### CHALLENGE
Print the lines from the one that contains "Rebuild this chart" to the one that contains "fig = go.Figure()", inclusive, exactly as they appear, and please drop any pictures.

### STORED DATA

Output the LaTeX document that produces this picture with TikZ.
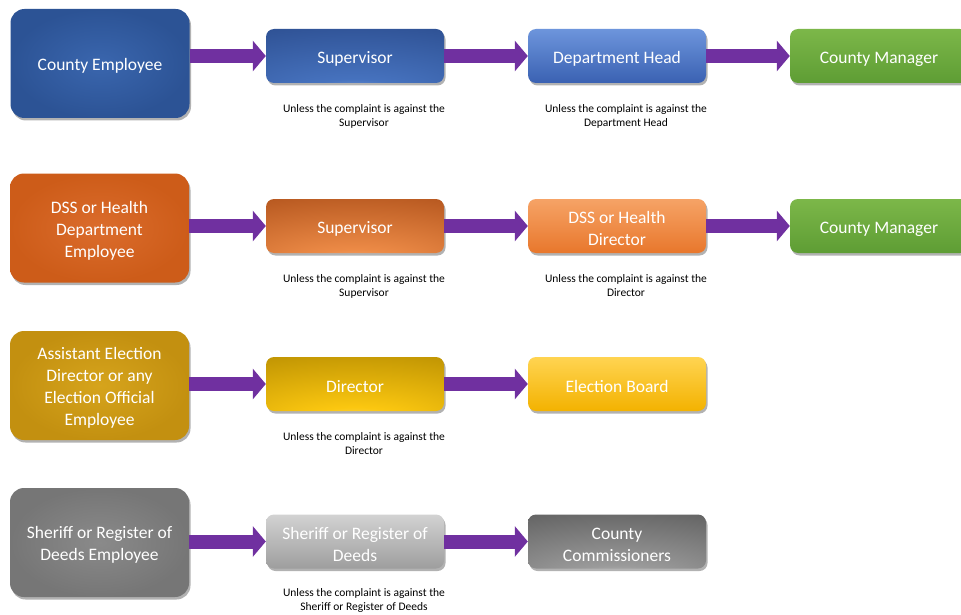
\documentclass[tikz,border=0pt]{standalone}
\usepackage{fontspec}
\setmainfont{Carlito}
\usetikzlibrary{shadows,arrows.meta,calc}
\newcommand\firstline{\rule{0pt}{17.5pt}}
\definecolor{arrowpurple}{HTML}{7030A0}
\definecolor{cBlueAi}{HTML}{3A66AE}\definecolor{cBlueAo}{HTML}{2C5395}
\definecolor{cBlueCt}{HTML}{6D95DC}\definecolor{cBlueCb}{HTML}{3A61B2}
\definecolor{cGreent}{HTML}{7CB749}\definecolor{cGreenb}{HTML}{5E9D34}
\definecolor{cOrAi}{HTML}{DB6C2C}\definecolor{cOrAo}{HTML}{CD5C19}
\definecolor{cOrCt}{HTML}{F6A366}\definecolor{cOrCb}{HTML}{E8772C}
\definecolor{cGoAi}{HTML}{D6A41C}\definecolor{cGoAo}{HTML}{C39010}
\definecolor{cGoCt}{HTML}{FFD451}\definecolor{cGoCb}{HTML}{F3B200}
\definecolor{cGrAi}{HTML}{8A8A8A}\definecolor{cGrAo}{HTML}{767676}
\definecolor{cGrBt}{HTML}{D2D2D2}\definecolor{cGrBb}{HTML}{9E9E9E}
% glow colours
\definecolor{gBin}{HTML}{A2BCEC}\definecolor{gBmid}{HTML}{4672BE}\definecolor{gBout}{HTML}{2A4B8C}
\definecolor{gOin}{HTML}{F8C59E}\definecolor{gOmid}{HTML}{EC8A46}\definecolor{gOout}{HTML}{AC4E18}
\definecolor{gGin}{HTML}{FFE894}\definecolor{gGmid}{HTML}{FBC710}\definecolor{gGout}{HTML}{B48A00}
\definecolor{gRin}{HTML}{CECECE}\definecolor{gRmid}{HTML}{9A9A9A}\definecolor{gRout}{HTML}{585858}
\colorlet{rin}{gBin}\colorlet{rmid}{gBmid}\colorlet{rout}{gBout}
\pgfdeclareradialshading[rin,rmid,rout]{lowglow}{\pgfpoint{0bp}{-44bp}}{color(0bp)=(rin);color(16bp)=(rmid);color(62bp)=(rout);color(110bp)=(rout)}
\begin{document}
\begin{tikzpicture}[x=1pt,y=-1pt,
  box/.style={rounded corners=8pt, text=white, align=center,
    font=\fontsize{17.5}{22}\selectfont, minimum width=178pt, minimum height=54pt,
    inner sep=2pt,
    drop shadow={shadow xshift=1.5pt, shadow yshift=-2.5pt, opacity=0.3, fill=black}},
  bigbox/.style={box, rounded corners=14pt, minimum width=179pt, minimum height=109pt},
  note/.style={font=\fontsize{11.5}{14}\selectfont, align=center, text=black, inner sep=0pt},
  arr/.style={line width=14pt, draw=arrowpurple, -{Triangle[length=13pt,width=30pt]}},
  glow/.style n args={3}{/utils/exec={\colorlet{rin}{#1}\colorlet{rmid}{#2}\colorlet{rout}{#3}}, shade, shading=lowglow},
  blueA/.style={inner color=cBlueAi, outer color=cBlueAo},
  blueB/.style={glow={gBin}{gBmid}{gBout}},
  blueC/.style={top color=cBlueCt, bottom color=cBlueCb},
  greenA/.style={top color=cGreent, bottom color=cGreenb},
  orangeA/.style={inner color=cOrAi, outer color=cOrAo},
  orangeB/.style={glow={gOin}{gOmid}{gOout}},
  orangeC/.style={top color=cOrCt, bottom color=cOrCb},
  goldA/.style={inner color=cGoAi, outer color=cGoAo},
  goldB/.style={glow={gGin}{gGmid}{gGout}},
  goldC/.style={top color=cGoCt, bottom color=cGoCb},
  grayA/.style={inner color=cGrAi, outer color=cGrAo},
  grayB/.style={top color=cGrBt, bottom color=cGrBb},
  grayC/.style={glow={gRin}{gRmid}{gRout}}
]
\fill[white] (0,0) rectangle (961,615);
\clip (0,0) rectangle (961,615);

% Row 1
\node[bigbox, blueA] (ce) at (100,63.5) {\firstline County Employee};
\node[box, blueB] (sup1) at (355,56) {\firstline Supervisor};
\node[box, blueC] (dh) at (617,56) {\firstline Department Head};
\node[box, greenA] (cm1) at (879,56) {\firstline County Manager};
\node[note] (n1a) at (364,116) {Unless the complaint is against the\\Supervisor};
\node[note] (n1b) at (626,116) {Unless the complaint is against the\\Department Head};
\draw[arr] (ce.east |- sup1.west) -- (sup1.west);
\draw[arr] (sup1.east) -- (dh.west);
\draw[arr] (dh.east) -- (cm1.west);

% Row 2
\node[bigbox, orangeA] (dss) at (99.5,228) {\firstline DSS or Health\\Department\\Employee};
\node[box, orangeB] (sup2) at (355,226) {\firstline Supervisor};
\node[box, orangeC] (dhd) at (617,226) {\firstline DSS or Health\\Director};
\node[box, greenA] (cm2) at (879,226) {\firstline County Manager};
\node[note] (n2a) at (364,286) {Unless the complaint is against the\\Supervisor};
\node[note] (n2b) at (626,286) {Unless the complaint is against the\\Director};
\draw[arr] (dss.east |- sup2.west) -- (sup2.west);
\draw[arr] (sup2.east) -- (dhd.west);
\draw[arr] (dhd.east) -- (cm2.west);

% Row 3
\node[bigbox, goldA] (aed) at (99.5,385.5) {\firstline Assistant Election\\Director or any\\Election Official\\Employee};
\node[box, goldB] (dir) at (355,384) {\firstline Director};
\node[box, goldC] (eb) at (617,384) {\firstline Election Board};
\node[note] (n3a) at (364,444) {Unless the complaint is against the\\Director};
\draw[arr] (aed.east |- dir.west) -- (dir.west);
\draw[arr] (dir.east) -- (eb.west);

% Row 4
\node[bigbox, grayA] (sre) at (99.5,542.5) {\firstline Sheriff or Register of\\Deeds Employee};
\node[box, grayB] (srd) at (355,541.5) {\firstline Sheriff or Register of\\Deeds};
\node[box, grayC] (cc) at (617,541.5) {\firstline County\\Commissioners};
\node[note] (n4a) at (364,600) {Unless the complaint is against the\\Sheriff or Register of Deeds};
\draw[arr] (sre.east |- srd.west) -- (srd.west);
\draw[arr] (srd.east) -- (cc.west);
\end{tikzpicture}
\end{document}
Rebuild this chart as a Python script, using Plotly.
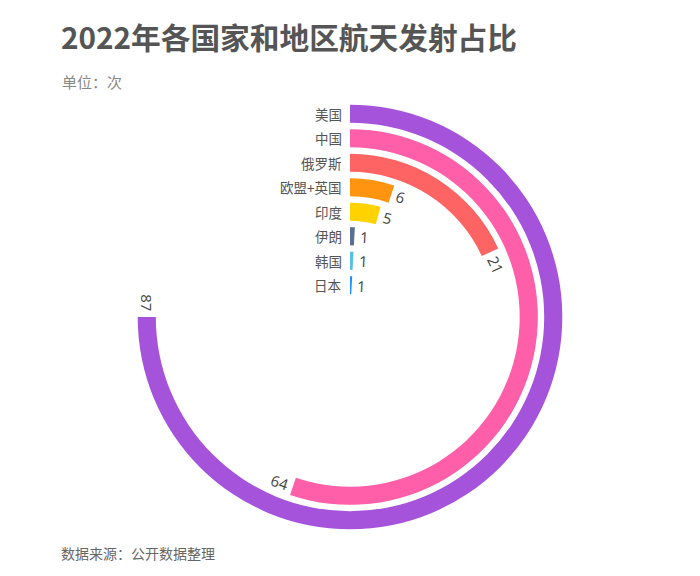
import math
import plotly.graph_objects as go

# ---- data ----
countries = ["美国", "中国", "俄罗斯", "欧盟+英国", "印度", "伊朗", "韩国", "日本"]
launches = [87, 64, 21, 6, 5, 1, 1, 1]
colors = ["#A653DC", "#FF5FA8", "#FF6464", "#FF9411", "#FFD200", "#5B6E96", "#5BBEE6", "#1E8FFF"]

title_text = "2022年各国家和地区航天发射占比"
unit_text = "单位：次"
source_text = "数据来源：公开数据整理"

# ---- geometry / style ----
OFF = 8                    # browser body margin
W, H = 700 - 2 * OFF, 576 - 2 * OFF
CX, CY = 350 - OFF, 317 - OFF   # circle centre in figure px (from top-left)
R_OUT = 215.5              # outer radius px
N = len(countries)
HOLE = 19.5 / R_OUT
BAR_FRAC = 0.74
ANGLE_MAX = max(launches) * 4 / 3   # longest bar spans 270 degrees
deg_per_unit = 360.0 / ANGLE_MAX

band_px = R_OUT * (1 - HOLE) / N
dom_x = [(CX - R_OUT) / W, (CX + R_OUT) / W]
dom_y = [(H - CY - R_OUT) / H, (H - CY + R_OUT) / H]

FONT = "Noto Sans CJK SC"


def px(x, y):
    return dict(x=x / W, y=1 - y / H, xref="paper", yref="paper")


fig = go.Figure()

for i, (name, v, c) in enumerate(zip(countries, launches, colors)):
    band = N - 1 - i
    ang = v * deg_per_unit
    fig.add_trace(go.Barpolar(
        r=[BAR_FRAC],
        base=[band + (1 - BAR_FRAC) / 2],
        theta=[ang / 2],
        width=[ang],
        marker=dict(color=c, line=dict(width=0)),
        name=name,
        hoverinfo="skip",
        showlegend=False,
    ))

annotations = []
for i, (name, v) in enumerate(zip(countries, launches)):
    band = N - 1 - i
    r_px = R_OUT * HOLE + (band + 0.5) * band_px
    # country label at ring start
    annotations.append(dict(
        **px(CX - 6, CY - r_px), text=name, showarrow=False,
        xanchor="right", yanchor="middle",
        font=dict(family=FONT, size=13.5, color="#555555"),
    ))
    # value label at ring end, rotated tangentially
    a = math.radians(v * deg_per_unit)
    ex = CX + r_px * math.sin(a)
    ey = CY - r_px * math.cos(a)
    txt = str(v)
    d = 6 + 4 * len(txt)
    lx = ex + d * math.cos(a)
    ly = ey + d * math.sin(a)
    rot = math.degrees(a)
    if 180 < rot < 360:
        rot -= 180
    annotations.append(dict(
        **px(lx, ly), text=txt, showarrow=False, textangle=rot,
        xanchor="center", yanchor="middle",
        font=dict(family="Open Sans", size=15, color="#444444"),
    ))

annotations += [
    dict(**px(59 - OFF, 36 - OFF), text="<b>" + title_text + "</b>",
         showarrow=False, xanchor="left", yanchor="middle",
         font=dict(family=FONT, size=29.7, color="#555555")),
    dict(**px(60 - OFF, 82 - OFF), text=unit_text,
         showarrow=False, xanchor="left", yanchor="middle",
         font=dict(family=FONT, size=15, color="#888888")),
    dict(**px(59 - OFF, 553 - OFF), text=source_text,
         showarrow=False, xanchor="left", yanchor="middle",
         font=dict(family=FONT, size=14, color="#666666")),
]

fig.update_layout(
    width=W, height=H,
    margin=dict(l=0, r=0, t=0, b=0),
    paper_bgcolor="white", plot_bgcolor="white",
    polar=dict(
        domain=dict(x=dom_x, y=dom_y),
        hole=HOLE,
        bgcolor="white",
        barmode="overlay",
        radialaxis=dict(range=[0, N], visible=False, showgrid=False),
        angularaxis=dict(rotation=90, direction="clockwise", visible=False,
                         showgrid=False),
    ),
    annotations=annotations,
)

fig.write_html("out.html")
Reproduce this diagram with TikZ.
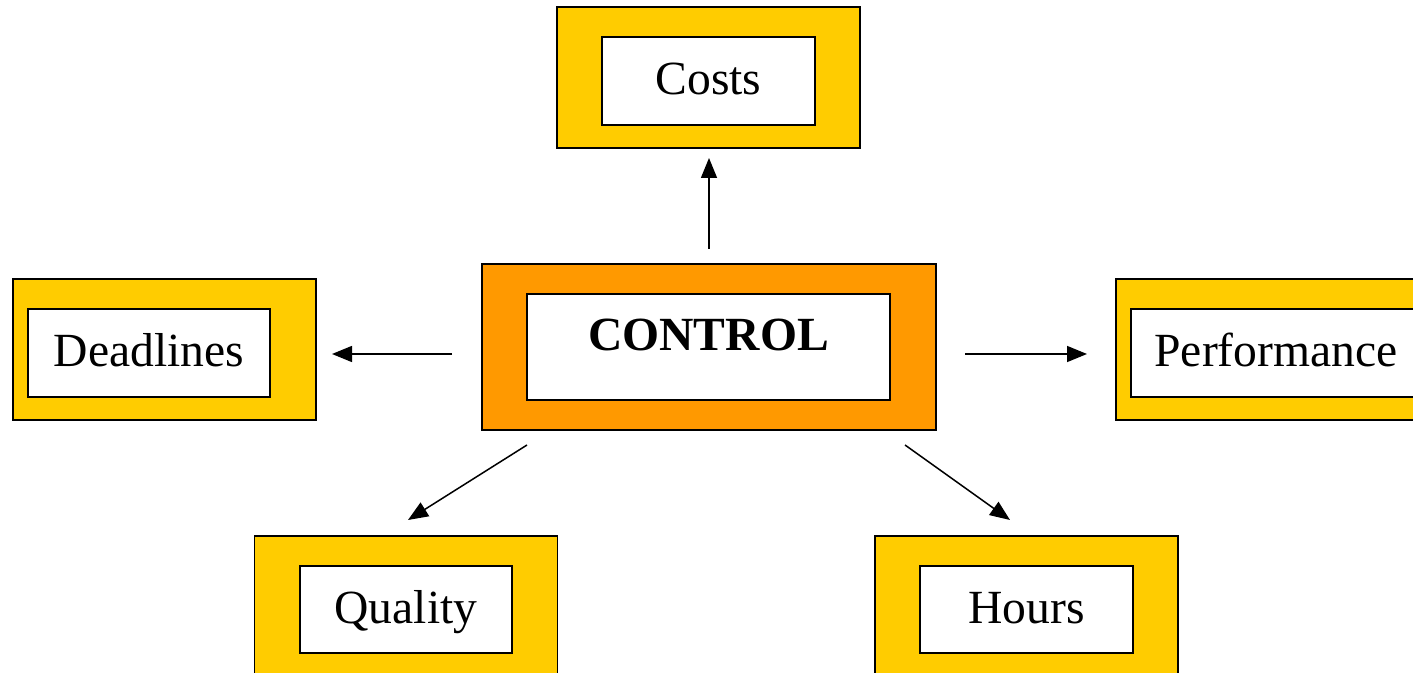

### TASK ANSWER
Rebuild this chart as a Python script, using Plotly.
import math
import plotly.graph_objects as go

# ---- data ----
countries = ["美国", "中国", "俄罗斯", "欧盟+英国", "印度", "伊朗", "韩国", "日本"]
launches = [87, 64, 21, 6, 5, 1, 1, 1]
colors = ["#A653DC", "#FF5FA8", "#FF6464", "#FF9411", "#FFD200", "#5B6E96", "#5BBEE6", "#1E8FFF"]

title_text = "2022年各国家和地区航天发射占比"
unit_text = "单位：次"
source_text = "数据来源：公开数据整理"

# ---- geometry / style ----
OFF = 8                    # browser body margin
W, H = 700 - 2 * OFF, 576 - 2 * OFF
CX, CY = 350 - OFF, 317 - OFF   # circle centre in figure px (from top-left)
R_OUT = 215.5              # outer radius px
N = len(countries)
HOLE = 19.5 / R_OUT
BAR_FRAC = 0.74
ANGLE_MAX = max(launches) * 4 / 3   # longest bar spans 270 degrees
deg_per_unit = 360.0 / ANGLE_MAX

band_px = R_OUT * (1 - HOLE) / N
dom_x = [(CX - R_OUT) / W, (CX + R_OUT) / W]
dom_y = [(H - CY - R_OUT) / H, (H - CY + R_OUT) / H]

FONT = "Noto Sans CJK SC"


def px(x, y):
    return dict(x=x / W, y=1 - y / H, xref="paper", yref="paper")


fig = go.Figure()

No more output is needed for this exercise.